Punchy: this is a practical, materials-plus-microfabrication advance that directly tackles the size, band-count and tunability problems in 6G RF front ends. If you’re tracking hardware enablers for next-gen wireless, the devices and process details here are the kind of engineering step-change that matter — not just a lab curiosity but a path toward chip-scale tunable filters.

Why should I read this?

Short version — because it actually shows a believable way to replace stacks of fixed acoustic filters with one tiny, tuneable chip that covers many 6G bands.

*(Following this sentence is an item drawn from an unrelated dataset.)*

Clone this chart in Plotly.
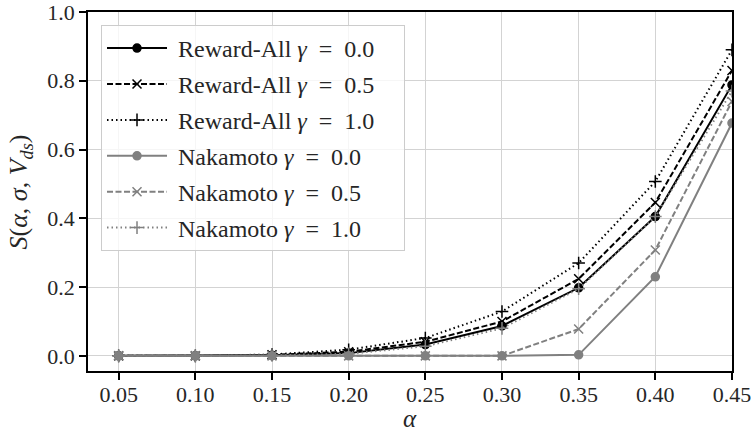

If you care about smaller, cheaper, reconfigurable RF front ends or frequency-agile radios that can hop and avoid interference, these spin-wave filters are worth a look. We’ve read the long paper so you don’t have to: the headlines are real performance gains (bandwidth, tuning range, low loss) and a fabrication route that looks scalable.

Context and relevance

This work addresses a key bottleneck for 5G/6G RF front ends: the explosion in the number of fixed filters required to cover many disjoint bands raises cost, size and power. Spin-wave resonators combine intrinsic tunability with intermediate wavelengths that enable device miniaturisation independent of operating frequency. By enabling single-bias, lithographically defined bandwidths and wafer-scale-capable micromachining, the paper aligns with industry trends toward reconfigurable RF hardware, and sits alongside advances in thin-film acoustic materials and micromagnetic packaging as realistic contenders for future mobile transceivers.